Après la crise financière, nous avons connu une longue période caractérisée par l’assouplissement quantitatif et la baisse des taux d’intérêt, un contexte qui a favorisé les valeurs de croissance, mais pesé sur les dividendes. Aujourd’hui, l’ère de l’argent gratuit est révolue et nous pensons que le retour à un environnement économique plus normal peut faire émerger de nouveaux leaders sur les marchés boursiers. D’une part, un contexte de taux d’intérêt plus élevés renforce la part des dividendes dans la performance. Le rendement du dividende est généralement moins volatil que le rendement du capital et la capitalisation des dividendes joue un rôle essentiel dans les performances à long terme des actions. L’importance des dividendes est apparue en pleine lumière après l’éclatement des bulles des valeurs de croissance – en 1930, après le krach boursier de 1929, mais aussi dans les années 2000. Cette remarque s’applique également aux années 1970, dernière période durant laquelle l’inflation représentait un enjeu de taille. La fin de « l’argent gratuit » est donc susceptible de bouleverser la hiérarchie des actions, et les années 2020 pourraient bien devenir une décennie où les dividendes sont essentiels aux performances.

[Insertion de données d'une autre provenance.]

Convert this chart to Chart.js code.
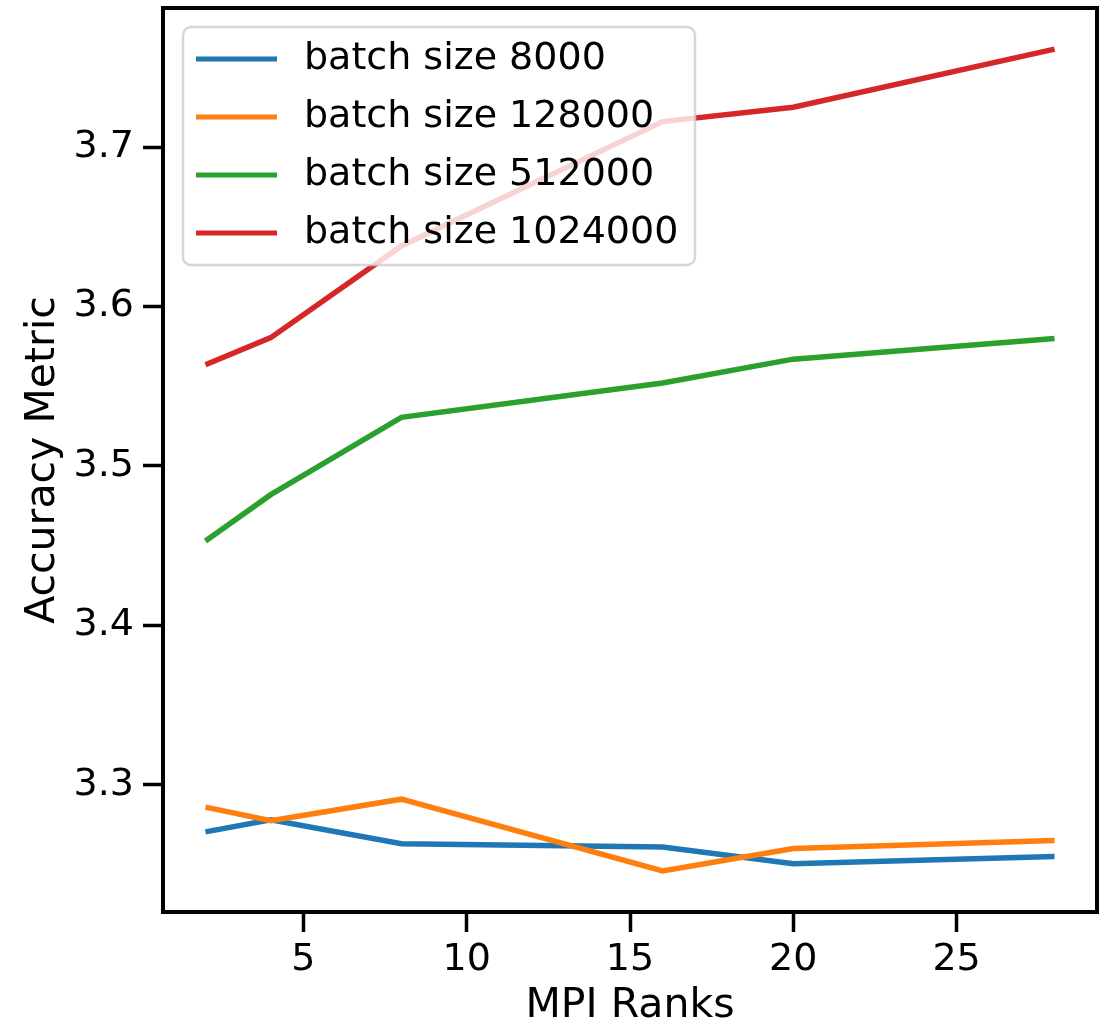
<!DOCTYPE html>
<html>
<head>
<meta charset="utf-8">
<script src="https://cdn.jsdelivr.net/npm/chart.js@4/dist/chart.umd.min.js"></script>
<style>
  html, body { margin: 0; padding: 0; background: #fff; }
  #wrap { width: 1103px; height: 1025px; }
</style>
</head>
<body>
<div id="wrap"><canvas id="chart" width="1103" height="1025"></canvas></div>
<script>
// MPI ranks on the x axis
var ranks = [2, 4, 8, 16, 20, 28];

// accuracy metric per batch size
var batch8000 = [3.2705, 3.278, 3.263, 3.261, 3.2505, 3.255];
var batch128000 = [3.286, 3.2775, 3.291, 3.246, 3.260, 3.265];
var batch512000 = [3.453, 3.482, 3.5305, 3.552, 3.567, 3.580];
var batch1024000 = [3.5635, 3.5805, 3.638, 3.716, 3.725, 3.7615];

var seriesNames = ["batch size 8000", "batch size 128000", "batch size 512000", "batch size 1024000"];
var seriesColors = ["#1f77b4", "#ff7f0e", "#2ca02c", "#d62728"];

var xTicks = [5, 10, 15, 20, 25];
var yTicks = [3.3, 3.4, 3.5, 3.6, 3.7];

var FONT = "'DejaVu Sans', sans-serif";

function points(values) {
    return ranks.map(function(r, i) { return {x: r, y: values[i]}; });
}

var allSeries = [batch8000, batch128000, batch512000, batch1024000];
var datasets = allSeries.map(function(values, i) {
    return {
        label: seriesNames[i],
        data: points(values),
        borderColor: seriesColors[i],
        backgroundColor: seriesColors[i],
        borderWidth: 5.5,
        pointRadius: 0,
        tension: 0,
        fill: false,
        // later series sit on top
        order: allSeries.length - i
    };
});

// matplotlib-style 5% margins around the data
var allY = [].concat.apply([], allSeries);
var yMin = Math.min.apply(null, allY), yMax = Math.max.apply(null, allY);
var yPad = (yMax - yMin) * 0.05;
var xPad = (ranks[ranks.length - 1] - ranks[0]) * 0.05;

// frame round the plot area
var framePlugin = {
    id: "frame",
    afterDraw: function(chart) {
        var a = chart.chartArea, ctx = chart.ctx;
        ctx.save();
        ctx.strokeStyle = "#000";
        ctx.lineWidth = 4;
        ctx.strokeRect(a.left, a.top, a.right - a.left, a.bottom - a.top);
        ctx.restore();
    }
};

// boxed legend in the upper left of the plot
var boxLegend = {
    id: "boxLegend",
    afterDatasetsDraw: function(chart) {
        var ctx = chart.ctx;
        var x = 183, y = 27, w = 512, h = 238, r = 8;
        ctx.save();
        ctx.beginPath();
        ctx.roundRect(x, y, w, h, r);
        ctx.fillStyle = "rgba(255,255,255,0.8)";
        ctx.fill();
        ctx.lineWidth = 2.5;
        ctx.strokeStyle = "rgba(204,204,204,0.8)";
        ctx.stroke();

        ctx.font = "38px " + FONT;
        ctx.textBaseline = "middle";
        ctx.fillStyle = "#000";
        chart.data.datasets.forEach(function(ds, i) {
            var cy = 59 + i * 58;
            ctx.beginPath();
            ctx.moveTo(196, cy);
            ctx.lineTo(277, cy);
            ctx.lineWidth = 5;
            ctx.strokeStyle = ds.borderColor;
            ctx.stroke();
            ctx.fillText(ds.label, 304, cy);
        });
        ctx.restore();
    }
};

var ctx = document.getElementById("chart");
var myChart = new Chart(ctx, {
    type: "line",
    data: { datasets: datasets },
    options: {
        responsive: false,
        animation: false,
        layout: { padding: { top: 8, right: 6, left: 0, bottom: 0 } },
        plugins: {
            legend: { display: false },
            tooltip: { enabled: false }
        },
        scales: {
            x: {
                type: "linear",
                min: ranks[0] - xPad,
                max: ranks[ranks.length - 1] + xPad,
                afterBuildTicks: function(scale) {
                    scale.ticks = xTicks.map(function(v) { return {value: v}; });
                },
                afterFit: function(scale) {
                    scale.height = 113;
                    scale.paddingLeft = 0;
                    scale.paddingRight = 0;
                },
                border: { display: false },
                grid: {
                    drawOnChartArea: false,
                    drawTicks: true,
                    tickLength: 20,
                    tickWidth: 3.5,
                    tickColor: "#000"
                },
                ticks: {
                    color: "#000",
                    padding: 5,
                    maxRotation: 0,
                    font: { family: FONT, size: 38 }
                },
                title: {
                    display: true,
                    text: "MPI Ranks",
                    color: "#000",
                    padding: { top: 0, bottom: 0 },
                    font: { family: FONT, size: 41, lineHeight: 0.9 }
                }
            },
            y: {
                type: "linear",
                min: yMin - yPad,
                max: yMax + yPad,
                afterBuildTicks: function(scale) {
                    scale.ticks = yTicks.map(function(v) { return {value: v}; });
                },
                afterFit: function(scale) {
                    scale.width = 163;
                    scale.paddingTop = 0;
                    scale.paddingBottom = 0;
                },
                border: { display: false },
                grid: {
                    drawOnChartArea: false,
                    drawTicks: true,
                    tickLength: 20,
                    tickWidth: 3.5,
                    tickColor: "#000"
                },
                ticks: {
                    color: "#000",
                    padding: 9,
                    font: { family: FONT, size: 38 },
                    callback: function(v) { return v.toFixed(1); }
                },
                title: {
                    display: true,
                    text: "Accuracy Metric",
                    color: "#000",
                    padding: { top: 25, bottom: 0 },
                    font: { family: FONT, size: 41, lineHeight: 0.9 }
                }
            }
        }
    },
    plugins: [boxLegend, framePlugin]
});
</script>
</body>
</html>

Quand le transitoire est devenu permanent
L’événement le plus important des 10 dernières années s’est produit fin octobre 2021, lorsque le président de la Réserve fédérale, Jerome Powell, a admis que la hausse de l’inflation n’était pas « transitoire ». À partir de cette date, les taux d’intérêt à court terme ont augmenté significativement. Cela nous a ramenés à un environnement plus normal par rapport à la période qui avait suivi la crise financière mondiale. Mais en 2021, avant même les commentaires de Jerome Powell, des entreprises nous confiaient qu’elles augmentaient leurs prix pour suivre la hausse des coûts. Il était dès lors évident que l’inflation ne serait pas un phénomène transitoire. J’ai la ferme conviction que les 10 années postérieures à la crise financière constituent une parenthèse qui s’est refermée et ne préfigure en rien ce qui nous attend dans les 10 à 20 prochaines années.